Now that I look at it again, it does seem to have some bearing on recent political statements. I disclaim any prior intent to apply it to politics, but maybe that's one of the things about poetry--that even the simplest message, like our self-postings, carry underground content. Like a Russian samizdat, it might elude our staring eyes for a while, and later develop its meaning.
~ OMK

Misty said...

Well, you've made me look up a haiku, and, yes, Keith, that first one you reprinted for us is really magical. It helps me understand what the beauty of a haiku is, if it's done in a simple but haunting way. Thank you for teaching me with this lovely example.

Ol' Man Keith said...

I'm glad to have stirred interest in haiku. It's a fascinating form. Its brevity is appealing, maybe because it seems to require less effort, but also for the possibility, as you put it, of its "haunting" quality.
It is often interpreted in English as "3 lines, with a syllable count of 5/7/5."
But lately, the "experts' have been telling us ...
(a) that a word count of 3/5/3 is more important than an exact syllable count, and more recently ...
(b) that we mustn't get too locked into the "counting," because the Japanese originals count syllables in a much different way than we ever can.
So (c) we are admonished to go for the surprise, or the haunting, or to use words to convey a physical sensation.

As a newbie, I am currently sticking to the 5/7/5 syllables, but once I have that roughed in, I am trying to keep open to loosening it up if I think it will help its impact.

Meanwhile, as I say, I think these lil' guys are a great way to carry a sense that can only be grasped with time*. It's a great way to undermine our western "intentional fallacy."
~ OMK
____________
PS.*
I think the buried meaning may be what strikes us as "haunting."

Ol' Man Keith said...

Misty ~
I was about to close up, to go do my exercises, when an alternative ending to the "cast a light" haiku crossed my mind.
See what you think, if the last line should read...
"into darkened minds."
Muse on it, and let me know.
(Others invited, if they wish.)
No rush.
~ OMK

Sandyanon said...

Yes your second idea seems to flow even better.

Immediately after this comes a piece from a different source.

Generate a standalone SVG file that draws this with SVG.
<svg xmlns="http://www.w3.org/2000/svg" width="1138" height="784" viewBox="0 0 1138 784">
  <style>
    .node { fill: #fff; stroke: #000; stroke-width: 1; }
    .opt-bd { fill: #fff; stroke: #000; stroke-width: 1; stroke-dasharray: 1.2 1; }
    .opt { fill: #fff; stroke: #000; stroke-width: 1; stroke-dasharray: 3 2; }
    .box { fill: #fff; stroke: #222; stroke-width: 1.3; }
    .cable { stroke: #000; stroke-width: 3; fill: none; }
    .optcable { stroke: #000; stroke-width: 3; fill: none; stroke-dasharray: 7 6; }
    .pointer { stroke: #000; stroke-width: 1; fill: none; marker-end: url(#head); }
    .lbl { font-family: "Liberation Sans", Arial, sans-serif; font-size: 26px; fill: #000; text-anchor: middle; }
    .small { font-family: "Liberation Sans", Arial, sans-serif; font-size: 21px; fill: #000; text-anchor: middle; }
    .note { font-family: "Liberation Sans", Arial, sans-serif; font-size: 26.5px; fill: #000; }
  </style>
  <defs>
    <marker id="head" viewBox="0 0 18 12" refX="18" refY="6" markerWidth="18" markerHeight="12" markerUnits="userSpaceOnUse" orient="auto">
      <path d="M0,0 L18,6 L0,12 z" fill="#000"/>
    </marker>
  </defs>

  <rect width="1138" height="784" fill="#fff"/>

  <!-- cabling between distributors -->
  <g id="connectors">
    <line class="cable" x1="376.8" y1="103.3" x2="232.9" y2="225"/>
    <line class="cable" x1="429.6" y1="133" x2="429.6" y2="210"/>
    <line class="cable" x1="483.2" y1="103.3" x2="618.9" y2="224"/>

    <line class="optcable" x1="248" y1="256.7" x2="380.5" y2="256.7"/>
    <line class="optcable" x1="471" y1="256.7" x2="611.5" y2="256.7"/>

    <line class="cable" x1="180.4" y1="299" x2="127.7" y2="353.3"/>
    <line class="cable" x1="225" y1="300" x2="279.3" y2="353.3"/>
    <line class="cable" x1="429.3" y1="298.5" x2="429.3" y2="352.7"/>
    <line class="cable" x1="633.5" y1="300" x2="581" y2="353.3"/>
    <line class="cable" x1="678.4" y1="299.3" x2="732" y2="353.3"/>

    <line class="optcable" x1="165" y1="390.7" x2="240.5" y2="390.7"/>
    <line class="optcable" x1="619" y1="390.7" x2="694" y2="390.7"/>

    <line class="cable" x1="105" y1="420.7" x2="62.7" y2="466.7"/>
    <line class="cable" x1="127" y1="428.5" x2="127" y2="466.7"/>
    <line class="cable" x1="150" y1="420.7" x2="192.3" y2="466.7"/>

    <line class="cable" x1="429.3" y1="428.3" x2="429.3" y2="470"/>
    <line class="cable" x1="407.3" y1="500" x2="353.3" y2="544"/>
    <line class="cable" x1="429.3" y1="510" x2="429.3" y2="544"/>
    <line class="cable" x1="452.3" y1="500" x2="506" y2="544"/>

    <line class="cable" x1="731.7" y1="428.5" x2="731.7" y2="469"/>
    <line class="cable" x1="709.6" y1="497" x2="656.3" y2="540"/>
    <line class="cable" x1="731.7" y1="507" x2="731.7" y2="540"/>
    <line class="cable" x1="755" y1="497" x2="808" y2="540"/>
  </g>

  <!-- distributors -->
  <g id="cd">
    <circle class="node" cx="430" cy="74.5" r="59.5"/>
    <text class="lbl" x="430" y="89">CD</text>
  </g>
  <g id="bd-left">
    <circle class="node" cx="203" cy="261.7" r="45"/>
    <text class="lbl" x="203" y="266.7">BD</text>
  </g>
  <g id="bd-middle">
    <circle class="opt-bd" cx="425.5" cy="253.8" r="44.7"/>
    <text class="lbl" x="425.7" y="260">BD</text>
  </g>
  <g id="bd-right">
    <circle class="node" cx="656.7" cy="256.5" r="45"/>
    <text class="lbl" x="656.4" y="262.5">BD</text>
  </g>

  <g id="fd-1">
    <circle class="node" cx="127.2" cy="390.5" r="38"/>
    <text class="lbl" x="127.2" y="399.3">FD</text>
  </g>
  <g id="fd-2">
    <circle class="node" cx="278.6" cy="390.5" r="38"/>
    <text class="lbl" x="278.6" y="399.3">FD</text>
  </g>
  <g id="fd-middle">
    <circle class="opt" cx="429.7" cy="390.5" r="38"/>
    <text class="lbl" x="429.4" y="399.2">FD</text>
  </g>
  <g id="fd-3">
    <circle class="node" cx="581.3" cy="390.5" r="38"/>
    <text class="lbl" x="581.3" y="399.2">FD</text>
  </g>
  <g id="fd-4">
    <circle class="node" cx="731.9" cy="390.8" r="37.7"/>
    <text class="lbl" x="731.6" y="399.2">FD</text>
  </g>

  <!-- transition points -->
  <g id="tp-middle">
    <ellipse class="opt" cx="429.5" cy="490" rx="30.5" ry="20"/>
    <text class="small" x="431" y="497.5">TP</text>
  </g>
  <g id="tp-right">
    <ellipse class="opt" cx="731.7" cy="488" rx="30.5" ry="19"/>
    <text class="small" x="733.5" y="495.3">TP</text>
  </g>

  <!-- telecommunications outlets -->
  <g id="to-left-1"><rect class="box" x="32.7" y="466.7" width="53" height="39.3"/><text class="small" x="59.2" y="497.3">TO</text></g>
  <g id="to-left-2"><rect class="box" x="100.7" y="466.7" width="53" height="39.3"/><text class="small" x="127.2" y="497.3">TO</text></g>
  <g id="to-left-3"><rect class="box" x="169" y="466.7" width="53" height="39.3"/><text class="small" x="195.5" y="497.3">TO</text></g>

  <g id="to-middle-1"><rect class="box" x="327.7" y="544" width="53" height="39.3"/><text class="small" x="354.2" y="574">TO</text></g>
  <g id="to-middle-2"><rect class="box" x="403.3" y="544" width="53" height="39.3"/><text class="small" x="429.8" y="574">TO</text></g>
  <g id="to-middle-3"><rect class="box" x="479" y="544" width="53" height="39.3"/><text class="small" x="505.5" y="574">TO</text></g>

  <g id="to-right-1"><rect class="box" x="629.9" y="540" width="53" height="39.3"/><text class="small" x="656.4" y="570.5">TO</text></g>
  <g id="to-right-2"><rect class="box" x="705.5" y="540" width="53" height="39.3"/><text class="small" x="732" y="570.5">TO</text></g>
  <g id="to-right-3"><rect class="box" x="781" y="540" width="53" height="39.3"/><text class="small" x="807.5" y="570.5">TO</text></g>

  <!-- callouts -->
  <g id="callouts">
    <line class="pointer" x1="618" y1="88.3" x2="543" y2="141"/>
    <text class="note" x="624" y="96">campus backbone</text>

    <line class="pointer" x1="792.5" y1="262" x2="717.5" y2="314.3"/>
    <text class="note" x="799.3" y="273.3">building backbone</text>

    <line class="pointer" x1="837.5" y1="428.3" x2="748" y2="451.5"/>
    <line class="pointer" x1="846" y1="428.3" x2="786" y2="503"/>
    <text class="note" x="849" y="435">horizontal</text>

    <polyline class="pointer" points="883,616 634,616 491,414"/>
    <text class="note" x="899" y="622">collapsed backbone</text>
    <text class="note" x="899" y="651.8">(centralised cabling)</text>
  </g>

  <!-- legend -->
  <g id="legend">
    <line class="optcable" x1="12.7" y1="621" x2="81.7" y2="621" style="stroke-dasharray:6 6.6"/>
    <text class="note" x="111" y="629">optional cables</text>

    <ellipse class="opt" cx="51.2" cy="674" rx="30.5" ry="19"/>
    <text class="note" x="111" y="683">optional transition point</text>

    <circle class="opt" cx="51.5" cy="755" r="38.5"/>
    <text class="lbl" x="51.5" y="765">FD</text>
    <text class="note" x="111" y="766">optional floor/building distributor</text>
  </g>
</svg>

Or possibly, "on darkened minds". ???

Ol' Man Keith said...

Hmm. A good suggestion, Sandy. Thank you.
I didn't much care for the formality of the preposition "upon," but I stayed with it for the syllable count (needing 5 for the strictest rule).

Happily "into" keeps the count and doesn't have the same stuffiness.
It also allows for a subtlety that surprised me. I mean the hint of a double meaning--as we may hear "mines" in place of "minds." I certainly wouldn't mean that literally, but I wouldn't want to lose that touch either--the image of shining a light into dark caverns.
The monosyllable "on" wouldn't permit that thought to occur.

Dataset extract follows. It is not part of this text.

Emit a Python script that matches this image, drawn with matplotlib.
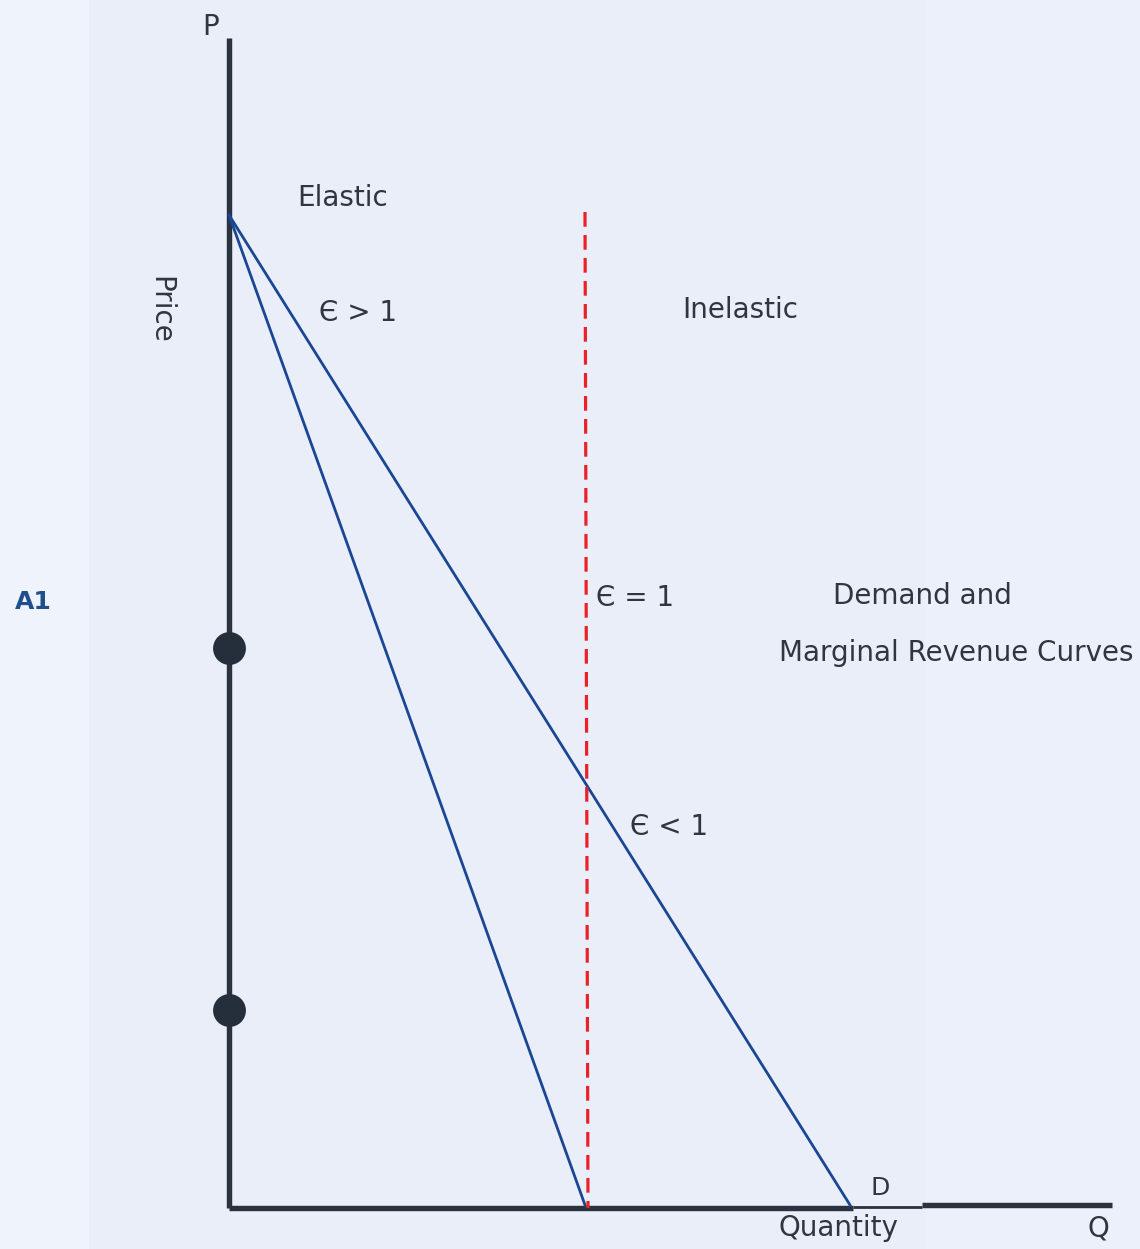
import matplotlib
matplotlib.use("Agg")
import matplotlib.pyplot as plt

# ── Data (units: pixels measured from the P/Q origin) ─────────────────────────
P_AXIS_TOP = 1170
Q_AXIS_END = 883
Q_AXIS_STEP = (624, 693)          # thin segment of the quantity axis

P_INTERCEPT = 993
DEMAND_Q = [0, 621]
DEMAND_P = [P_INTERCEPT, 3]
MR_Q = [0, 356]
MR_P = [P_INTERCEPT, 3]
UNIT_Q = [356, 359]               # unit-elastic dashed line
UNIT_P = [996, 0]
DOT_P = [560, 198]

LABELS = [
    # text, q, p, size, rotation
    ("P", -18, 1181, 20, 0),
    ("Price", -69, 898, 20, -90),
    ("Elastic", 114, 1010, 20, 0),
    ("Є > 1", 129, 895, 20, 0),
    ("Inelastic", 511, 898, 20, 0),
    ("Є = 1", 406, 610, 20, 0),
    ("Demand and", 693, 612, 20, 0),
    ("Marginal Revenue Curves", 727, 555, 20, 0),
    ("Є < 1", 440, 381, 20, 0),
    ("D", 651, 20, 18, 0),
    ("Quantity", 609, -20, 20, 0),
    ("Q", 869, -20, 20, 0),
]

BG = "#e9eef9"
AXIS_C = "#29323e"
BLUE = "#1a4693"
RED = "#ec2027"

fig = plt.figure(figsize=(11.4, 12.49), dpi=100, facecolor=BG)
ax = fig.add_axes([0, 0, 1, 1])
ax.set_xlim(-229, 1140 - 229)
ax.set_ylim(1208 - 1249, 1208)
ax.set_facecolor(BG)
ax.axis("off")

# faint scanner bands
ax.axvspan(-229, -140, color="#eff3fb", zorder=0, lw=0)
ax.axvspan(696, 911, color="#ebf0fa", zorder=0, lw=0)

# axes
ax.plot([0, 0], [0, P_AXIS_TOP], color=AXIS_C, lw=3.9, solid_capstyle="butt", zorder=3)
ax.plot([0, Q_AXIS_STEP[0]], [0, 0], color=AXIS_C, lw=3.9, solid_capstyle="butt", zorder=3)
ax.plot(Q_AXIS_STEP, [1, 1], color=AXIS_C, lw=2.0, solid_capstyle="butt", zorder=3)
ax.plot([Q_AXIS_STEP[1], Q_AXIS_END], [3, 3], color=AXIS_C, lw=3.9, solid_capstyle="butt", zorder=3)

# demand and marginal revenue
ax.plot(DEMAND_Q, DEMAND_P, color=BLUE, lw=2.0, zorder=4)
ax.plot(MR_Q, MR_P, color=BLUE, lw=2.0, zorder=4)

# unit elasticity
ax.plot(UNIT_Q, UNIT_P, color=RED, lw=2.3, dashes=(4.6, 2.6), zorder=5)

# dots on price axis
ax.scatter([0] * len(DOT_P), DOT_P, s=560, color="#252e3b", zorder=6, lw=0)

for text, q, p, size, rot in LABELS:
    ax.text(q, p, text, fontsize=size, rotation=rot, color="#2f363d",
            ha="center", va="center", family="DejaVu Sans")

ax.text(-196, 606, "A1", fontsize=18, fontweight="bold", color="#1f4f8c",
        ha="center", va="center")

fig.savefig("out.png", dpi=100, facecolor=BG)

I do like the sound of the simple "on," so II'll still think about it. Thanks, again

And I like the plural "minds." It implies the poet expects more than one reader... Heheheh.
~ OMK

Misty said...

I found "into darkened minds" a lovely ending.

Wilbur Charles said...

Sorry for not getting a post in FLN. I composed one but didn't post. Then it was on my phone still this morning and I thought I posted it at 7sm EDT. But no sign of it.

Sunday is busy day for me. I finally got started after noon then a grocery store run intervened. While in a long line I got my phone out and the grocery list and jotted down the four J's. I had previously got five of the 6*6's and the brief hiatus to the store and a peak at Misty's poem and I had all six. The riddle-solution may have also been gotten quickly from effectively a Misty spoonerism.

I worked the 4*4 riddle-solution out once I had 9 letters. I'll have to look at OMK's poems now that I have 10 words and two riddle-solutions. Keith has gotten very clever and intricate these days.

As I learned from Bilbo himself, daily poetic practice hones one.